According to Bloomberg, Hublot, owned by LVMH (Moet Hennessy Louis Vuitton SA), aims the Chinese market after focusing on US, Europe, and Japan in past years.

The 62-year-old Biver expressed his pleasure over the burgeoning luxury market of China. China and Hong Kong have become the biggest market for watches, and the combined wealth of millionaires in Asia may rise 8.8 percent annually through 2018, according to Capgemini and Merrill Lynch & Co.

Hublot, known for its Big Bang watches that started using unconventional materials such as natural rubber on gold watches, gets less than 1 percent of sales from China and about 8 percent from Asia, where it has six stores, Biver added.

Opening stores in China is cheaper than opening in conventional markets of Paris and New York, Biver said. He explained that the rent expenditure is in China is about $100,000 a year while it is more than $1 million on Paris's Place Vendome.

He also commented that Asians are keener to show off wealth than their American or European counterparts.

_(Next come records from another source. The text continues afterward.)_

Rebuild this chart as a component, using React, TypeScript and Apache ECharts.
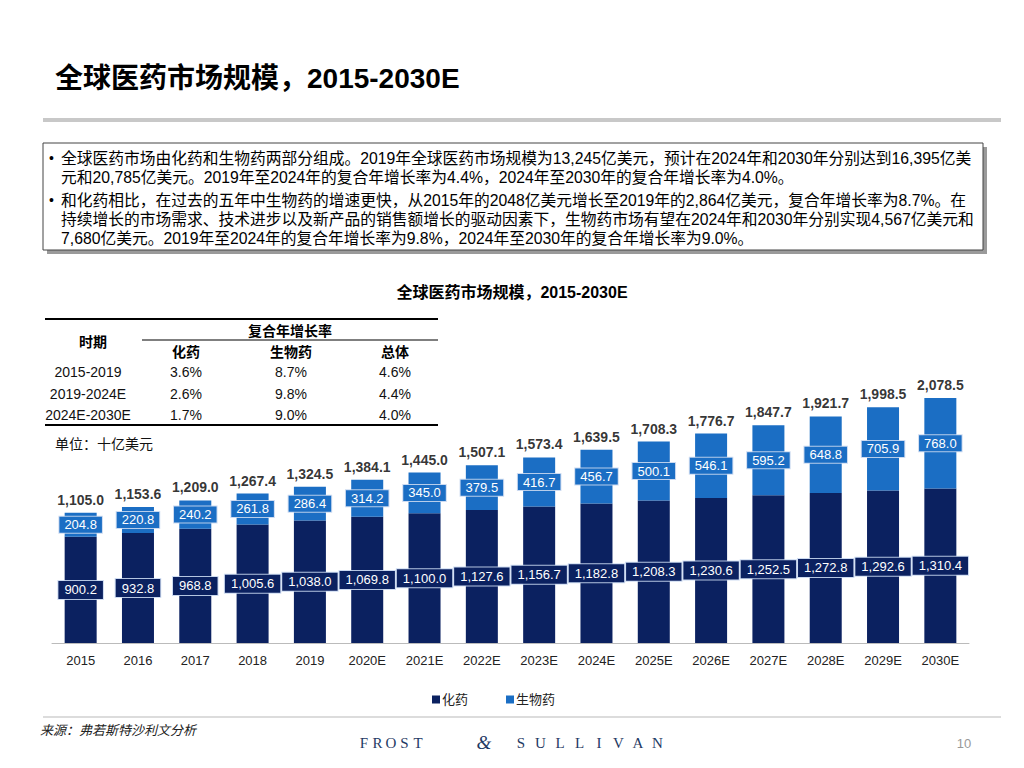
import React, { useEffect, useRef } from "react";
import * as echarts from "echarts";

const categories = ["2015", "2016", "2017", "2018", "2019", "2020E", "2021E", "2022E", "2023E", "2024E", "2025E", "2026E", "2027E", "2028E", "2029E", "2030E"];
const chemValues = [900.2, 932.8, 968.8, 1005.6, 1038.0, 1069.8, 1100.0, 1127.6, 1156.7, 1182.8, 1208.3, 1230.6, 1252.5, 1272.8, 1292.6, 1310.4];
const bioValues = [204.8, 220.8, 240.2, 261.8, 286.4, 314.2, 345.0, 379.5, 416.7, 456.7, 500.1, 546.1, 595.2, 648.8, 705.9, 768.0];
const totalValues = [1105.0, 1153.6, 1209.0, 1267.4, 1324.5, 1384.1, 1445.0, 1507.1, 1573.4, 1639.5, 1708.3, 1776.7, 1847.7, 1921.7, 1998.5, 2078.5];

const periods = ["2015-2019", "2019-2024E", "2024E-2030E"];
const cagrChem = ["3.6%", "2.6%", "1.7%"];
const cagrBio = ["8.7%", "9.8%", "9.0%"];
const cagrTotal = ["4.6%", "4.4%", "4.0%"];

const bulletLines = [
  "全球医药市场由化药和生物药两部分组成。2019年全球医药市场规模为13,245亿美元，预计在2024年和2030年分别达到16,395亿美",
  "元和20,785亿美元。2019年至2024年的复合年增长率为4.4%，2024年至2030年的复合年增长率为4.0%。",
  "和化药相比，在过去的五年中生物药的增速更快，从2015年的2048亿美元增长至2019年的2,864亿美元，复合年增长率为8.7%。在",
  "持续增长的市场需求、技术进步以及新产品的销售额增长的驱动因素下，生物药市场有望在2024年和2030年分别实现4,567亿美元和",
  "7,680亿美元。2019年至2024年的复合年增长率为9.8%，2024年至2030年的复合年增长率为9.0%。",
];

const PAGE_TITLE = "全球医药市场规模，2015-2030E";
const CHART_TITLE = "全球医药市场规模，2015-2030E";

const FF = '"Liberation Sans", Arial, "Noto Sans CJK SC", sans-serif';
const SERIF = '"Liberation Serif", "DejaVu Serif", serif';
const DARK = "#0b2160";
const LIGHT = "#1b6ec4";

const fmt = (v: number) =>
  v.toLocaleString("en-US", { minimumFractionDigits: 1, maximumFractionDigits: 1 });

function txt(text: string, x: number, y: number, opts: any = {}) {
  return {
    type: "text",
    silent: true,
    style: {
      text,
      x,
      y,
      fill: opts.fill || "#000",
      fontSize: opts.fontSize || 13,
      fontWeight: opts.fontWeight || "normal",
      fontStyle: opts.fontStyle || "normal",
      fontFamily: opts.fontFamily || FF,
      textAlign: opts.align || "left",
      textVerticalAlign: "middle",
    },
  };
}

function hline(x1: number, x2: number, y: number, w: number, color: string) {
  return {
    type: "line",
    silent: true,
    shape: { x1, y1: y, x2, y2: y },
    style: { stroke: color, lineWidth: w },
  };
}

export default function App() {
  const ref = useRef<HTMLDivElement>(null);

  useEffect(() => {
    if (!ref.current) return;
    const chart = echarts.init(ref.current, undefined, { renderer: "svg" });

    const graphics: any[] = [];
    // Page title and rule
    graphics.push(txt(PAGE_TITLE, 55, 78, { fontSize: 28, fontWeight: "bold" }));
    graphics.push(hline(43, 1001, 120, 4, "#c8c8c8"));

    // Text box with shadow
    graphics.push({ type: "rect", silent: true, shape: { x: 47, y: 147, width: 940, height: 107 }, style: { fill: "#9a9a9a" } });
    graphics.push({ type: "rect", silent: true, shape: { x: 43, y: 143, width: 940, height: 107 }, style: { fill: "#fff", stroke: "#444", lineWidth: 1 } });
    const lineYs = [158, 177, 200, 219, 238];
    bulletLines.forEach((l, i) => {
      if (i === 0 || i === 2) graphics.push(txt("•", 49, lineYs[i], { fontSize: 14 }));
      graphics.push(txt(l, 61, lineYs[i], { fontSize: 15.75 }));
    });

    // Chart title
    graphics.push(txt(CHART_TITLE, 512, 292, { fontSize: 16, fontWeight: "bold", align: "center" }));

    // CAGR table
    graphics.push(hline(45, 438, 319, 2, "#000"));
    graphics.push(hline(142, 438, 340, 1.2, "#000"));
    graphics.push(hline(45, 438, 425, 2, "#000"));
    graphics.push(txt("时期", 93, 342, { fontSize: 14, fontWeight: "bold", align: "center" }));
    graphics.push(txt("复合年增长率", 290, 331, { fontSize: 14, fontWeight: "bold", align: "center" }));
    const colX = [88, 186, 291, 395];
    graphics.push(txt("化药", colX[1], 352, { fontSize: 14, fontWeight: "bold", align: "center" }));
    graphics.push(txt("生物药", colX[2], 352, { fontSize: 14, fontWeight: "bold", align: "center" }));
    graphics.push(txt("总体", colX[3], 352, { fontSize: 14, fontWeight: "bold", align: "center" }));
    const rowY = [372, 394, 415];
    periods.forEach((p, i) => {
      graphics.push(txt(p, colX[0], rowY[i], { fontSize: 14, align: "center", fill: "#111" }));
      graphics.push(txt(cagrChem[i], colX[1], rowY[i], { fontSize: 14, align: "center", fill: "#111" }));
      graphics.push(txt(cagrBio[i], colX[2], rowY[i], { fontSize: 14, align: "center", fill: "#111" }));
      graphics.push(txt(cagrTotal[i], colX[3], rowY[i], { fontSize: 14, align: "center", fill: "#111" }));
    });
    graphics.push(txt("单位：十亿美元", 55, 444, { fontSize: 14, fill: "#111" }));

    // Footer
    graphics.push(hline(43, 1001, 717, 2, "#dcdcdc"));
    graphics.push(txt("来源：弗若斯特沙利文分析", 40, 730, { fontSize: 13, fontStyle: "italic", fill: "#222" }));
    const brand1 = ["F", "R", "O", "S", "T"];
    brand1.forEach((c, i) =>
      graphics.push(txt(c, 364 + i * 13.5, 743, { fontSize: 15, fontFamily: SERIF, fill: "#1f3a64", align: "center" }))
    );
    graphics.push(txt("&", 484, 742, { fontSize: 19, fontStyle: "italic", fontFamily: SERIF, fill: "#1f3a64", align: "center" }));
    const brand2 = ["S", "U", "L", "L", "I", "V", "A", "N"];
    brand2.forEach((c, i) =>
      graphics.push(txt(c, 521 + i * 19.5, 743, { fontSize: 15, fontFamily: SERIF, fill: "#1f3a64", align: "center" }))
    );
    graphics.push(txt("10", 964, 743, { fontSize: 13, fill: "#999", align: "center" }));

    const boxLabel = (bg: string, pad: number[]) => ({
      show: true,
      position: "inside",
      color: "#fff",
      fontSize: 13,
      fontFamily: FF,
      backgroundColor: bg,
      borderColor: "rgba(200,215,240,0.9)",
      borderWidth: 1,
      padding: pad,
      formatter: (p: any) => fmt(p.value),
    });

    chart.setOption({
      animation: false,
      textStyle: { fontFamily: FF },
      grid: { left: 52, right: 55, top: 360, bottom: 125, containLabel: false },
      legend: {
        data: ["化药", "生物药"],
        left: 427,
        top: 688,
        icon: "rect",
        itemWidth: 8,
        itemHeight: 8,
        itemGap: 38,
        textStyle: { fontSize: 13, color: "#222", fontFamily: FF, padding: [0, 0, 0, -3] },
      },
      xAxis: {
        type: "category",
        data: categories,
        axisLine: { lineStyle: { color: "#bbbbbb", width: 1 } },
        axisTick: { show: false },
        axisLabel: { fontSize: 13, color: "#222", margin: 11, fontFamily: FF },
      },
      yAxis: {
        type: "value",
        min: 0,
        max: 2400,
        show: false,
        splitLine: { show: false },
      },
      series: [
        {
          name: "化药",
          type: "bar",
          stack: "total",
          barWidth: 32,
          data: chemValues,
          itemStyle: { color: DARK },
          label: boxLabel(DARK, [3, 6, 2, 6]),
        },
        {
          name: "生物药",
          type: "bar",
          stack: "total",
          barWidth: 32,
          data: bioValues,
          itemStyle: { color: LIGHT },
          label: boxLabel(LIGHT, [2, 5, 1, 5]),
        },
        {
          name: "总计",
          type: "scatter",
          data: totalValues,
          symbolSize: 0,
          silent: true,
          label: {
            show: true,
            position: "top",
            distance: 6,
            color: "#000",
            fontSize: 14,
            fontWeight: "bold",
            fontFamily: FF,
            formatter: (p: any) => fmt(p.value),
          },
        },
      ],
      graphic: graphics,
    });

    return () => chart.dispose();
  }, []);

  return (
    <div
      ref={ref}
      style={{ position: "absolute", left: 0, top: 0, width: 1024, height: 768, background: "#fff" }}
    />
  );
}
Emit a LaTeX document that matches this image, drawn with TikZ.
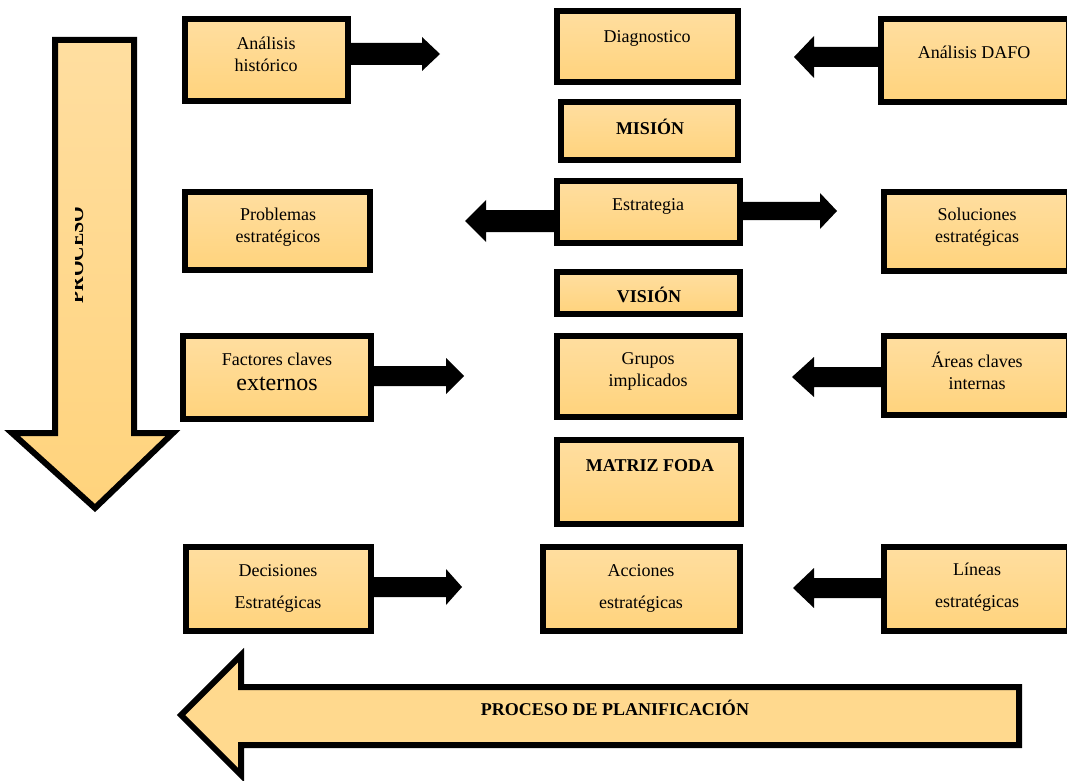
\documentclass[tikz,border=0pt]{standalone}
\usepackage{fontspec}
\setmainfont{Liberation Serif}
\usetikzlibrary{fit,calc}
\definecolor{peachT}{RGB}{255,222,160}
\definecolor{peachB}{RGB}{255,211,124}
\definecolor{peachM}{RGB}{255,217,142}
\tikzset{
  box/.style={draw=black, line width=4.5pt, top color=peachT, bottom color=peachB, inner sep=0pt},
  bigarrow/.style={draw=black, line width=4.5pt, line join=miter},
  txt/.style={font=\fontsize{13.5}{16.5}\selectfont, align=center, inner sep=0pt},
  btxt/.style={font=\fontsize{13.5}{16.5}\selectfont\bfseries, align=center, inner sep=0pt},
  blk/.style={fill=black},
}
% right block arrow: start, shaft length, shaft half width, head half width, head length
\newcommand\RArrow[5]{\fill[blk] (#1) ++(0,-#3) -- ++(#2,0) -- ++(0,{#3-#4}) -- ++(#5,#4) -- ++(-#5,#4) -- ++(0,{#3-#4}) -- ++(-#2,0) -- cycle;}
\newcommand\LArrow[5]{\fill[blk] (#1) ++(0,-#3) -- ++(-#2,0) -- ++(0,{#3-#4}) -- ++(-#5,#4) -- ++(#5,#4) -- ++(0,{#3-#4}) -- ++(#2,0) -- cycle;}
\begin{document}
\begin{tikzpicture}[x=0.75pt,y=-0.75pt]
\useasboundingbox (0,0) rectangle (1067,781);

% big process arrows
\path[bigarrow, top color=peachT, bottom color=peachB] (55,40) -- (134,40) -- (134,433) -- (173,433) -- (95,508) -- (12,433) -- (55,433) -- cycle;
\begin{scope}
\clip (75,190) rectangle (95,320);
\node[rotate=90, anchor=base, inner sep=0pt, font=\fontsize{15}{18}\selectfont\bfseries] (proceso) at (83,255) {PROCESO};
\end{scope}

\path[bigarrow, fill=peachM] (1019,687) -- (241,687) -- (241,655) -- (181,715) -- (241,775) -- (241,745) -- (1019,745) -- cycle;
\node[btxt] (plan) at (615,708) {PROCESO DE PLANIFICACIÓN};

% boxes
\node[box, fit={(185,19) (348,101)}] (hist) {};
\node[box, fit={(557,11) (738,82)}] (diag) {};
\node[box, fit={(881,19) (1069,102)}] (dafo) {};
\node[box, fit={(561,102) (738,160)}] (mision) {};
\node[box, fit={(185,192) (370,270)}] (prob) {};
\node[box, fit={(557,181) (740,243)}] (estr) {};
\node[box, fit={(884,192) (1069,271)}] (sol) {};
\node[box, fit={(557,272) (740,314)}] (vision) {};
\node[box, fit={(183,336) (371,419)}] (fact) {};
\node[box, fit={(557,336) (740,417)}] (grupos) {};
\node[box, fit={(884,336) (1069,415)}] (areas) {};
\node[box, fit={(557,440) (741,524)}] (matriz) {};
\node[box, fit={(186,547) (371,631)}] (dec) {};
\node[box, fit={(543,547) (740,631)}] (acc) {};
\node[box, fit={(884,547) (1069,631)}] (lin) {};

% texts
\node[txt] (thist) at (266,54) {Análisis\\histórico};
\node[txt] (tdiag) at (647,38) {Diagnostico};
\node[txt] (tdafo) at (974,52) {Análisis DAFO};
\node[btxt] (tmision) at (650,127) {MISIÓN};
\node[txt] (tprob) at (278,227) {Problemas\\estratégicos};
\node[txt] (testr) at (648,206) {Estrategia};
\node[txt] (tsol) at (977,227) {Soluciones\\estratégicas};
\node[btxt] (tvision) at (649,295) {VISIÓN};
\node[txt] (tfact) at (277,372) {Factores claves\\[2pt]{\fontsize{18}{20}\selectfont externos}};
\node[txt] (tgrupos) at (648,371) {Grupos\\implicados};
\node[txt] (tareas) at (977,371) {Áreas claves\\internas};
\node[btxt] (tmatriz) at (650,466) {MATRIZ FODA};
\node[txt] (tdec) at (278,588) {Decisiones\\[7.5pt]Estratégicas};
\node[txt] (tacc) at (641,588) {Acciones\\[7.5pt]estratégicas};
\node[txt] (tlin) at (977,587) {Líneas\\[7.5pt]estratégicas};

% black block arrows
\RArrow{$(hist.east)+(0,-6)$}{71}{11}{17}{18}
\LArrow{$(dafo.west)+(0,-3.5)$}{64}{10}{21}{20}
\LArrow{$(estr.west)+(0,9)$}{68}{11}{21}{21}
\RArrow{$(estr.east)+(0,-1)$}{77}{9}{18}{17}
\RArrow{$(fact.east)+(0,-1.5)$}{72}{10}{18}{18}
\LArrow{$(areas.west)+(0,1.5)$}{67}{10}{20}{22}
\RArrow{$(dec.east)+(0,-2)$}{72}{10}{18}{16}
\LArrow{$(lin.west)+(0,-1)$}{67}{10}{20}{21}
\end{tikzpicture}
\end{document}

Hublot had record sales in each of the 11 months through August, and 2010 will be much better than 2008, Biver said.

LVMH, the world's biggest luxury-goods maker and owner of the Tag Heuer and Zenith watch brands, bought Hublot in 2008. The Paris-based company had 764 million euros of revenue from watches and jewelry last year.

While Hublot is kicked about its prospects in Asian markets, rival watchmaker Dewitt feels that Chinese economy is in a bubble state and there could be a possible slowdown.

Economists expect the country's economic growth to slow to 8.9 percent next year from this year's 10 percent, according to Bloomberg data. Gross domestic product increased 10 percent or more each year from 2003 to 2007. Premier Wen Jiabao said the world's fastest-growing economy is in good shape.